Un contrôle de police musclé effectué sur des jeunes dont les regards apeurés disent tant de ces pratiques, l'incessant ballet des hélicoptères dans le ciel de la ville qui systématiquement se dirigent au large de l'océan - et si pour avoir vécu quelques mois à Rio durant ces années je connaissais la réalité sordide derrière, quand le film l'explique on reste terrorisé -, l'omniprésence de la police militaire et de l'armée, le regard inquiet de la mère quand un camion de soldats débarque. Puis il y a ces appels téléphoniques que reçoit le père, dont on soupçonne une activité sous terraine qu'il mène avec quelques amis de la famille, sans qu'on puisse définir ou deviner les tenants et aboutissants on sent qu'il règne malgré l'ambiance tropicale et solaire, un sentiment de peur diffuse, de conscience d'un danger, de l'impérieuse nécessité de maintenir le secret. Quand le film au détour d'un dialogue finira par nous éclairer de la teneur de cette activité paternelle, on est abasourdi tant cela parait anodin à nos pensées de citoyens libres.

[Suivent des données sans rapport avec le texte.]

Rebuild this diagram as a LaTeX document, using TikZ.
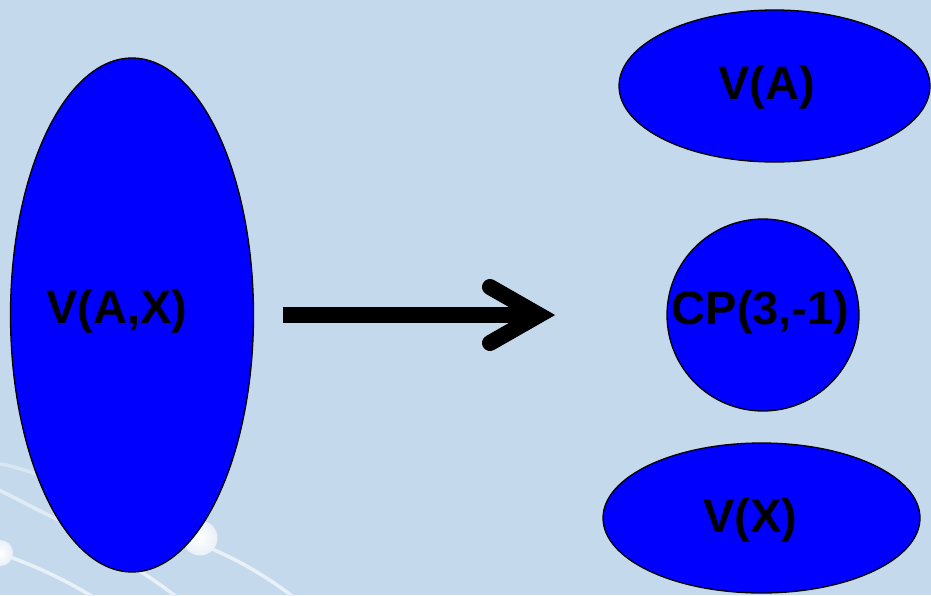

Le père qui est en fait un ancien député de l'opposition de gauche - un bel exemple ici est montré dans le film sur le parallèle avec les discours qu'on subit aujourd'hui en France sur le gauchisme responsale de tous les maux et qu'il faudrait annihiler - est un jour emmené pour un interrogatoire, une déposition d'où il ne reviendra jamais. Ce n'est pas un spoiler, c'est dans la bande annonce et c'est une vérité historique du Brésil. Le film va dès lors s'employer à montrer d'une part le combat d'une famille et d'une femme en particulier pour l'obtention de la vérité, mais aussi à lever le voile sur ces années de plombs qui ont endeuillées et meurtries le pays, des exactions commises par ce régime dont les brésiliens ne pourront s'informer que plus de trente ans après sa chute et qui encore aujourd'hui n'a pas tout dit de ses secrets. La question du sort de nombreux disparus par exemple reste en suspend.
Le film malgré son sujet, ne verse jamais dans le pathos, il est lumineux et Salles retrouve sa verve de metteur en scène, son cadrage et sa réalisation sont exemplaires, mais c'est sans contestation possible les acteurs et actrices du film qui en font une grande œuvre, et si aucun ne m'est apparu en deçà de ses collègues, c'est l'interprétation magistrale, d'une justesse et d'une force rares de Fernanda TORRES qui est à retenir. La photographie est à l'avenant, tout en sobriété et efficacité avec cette touche de poésie et de rythme qui pulsent l'esprit brésilien, la beauté au sommet de l'horreur comme espoir à guider.
Le film n'était vraiment pas loin du 4/5 s'il n'y avait pas eu son refus ou son incapacité à se conclure. En effet alors que l'objectif premier de la famille est atteint que les réponses qu'elle attendait sont données, Salles s'enlise dans une double, voire triple fin qui alourdit son film de façon inutile, car ne rajoutant rien d'essentiel à ce qu'il a montré tout du long.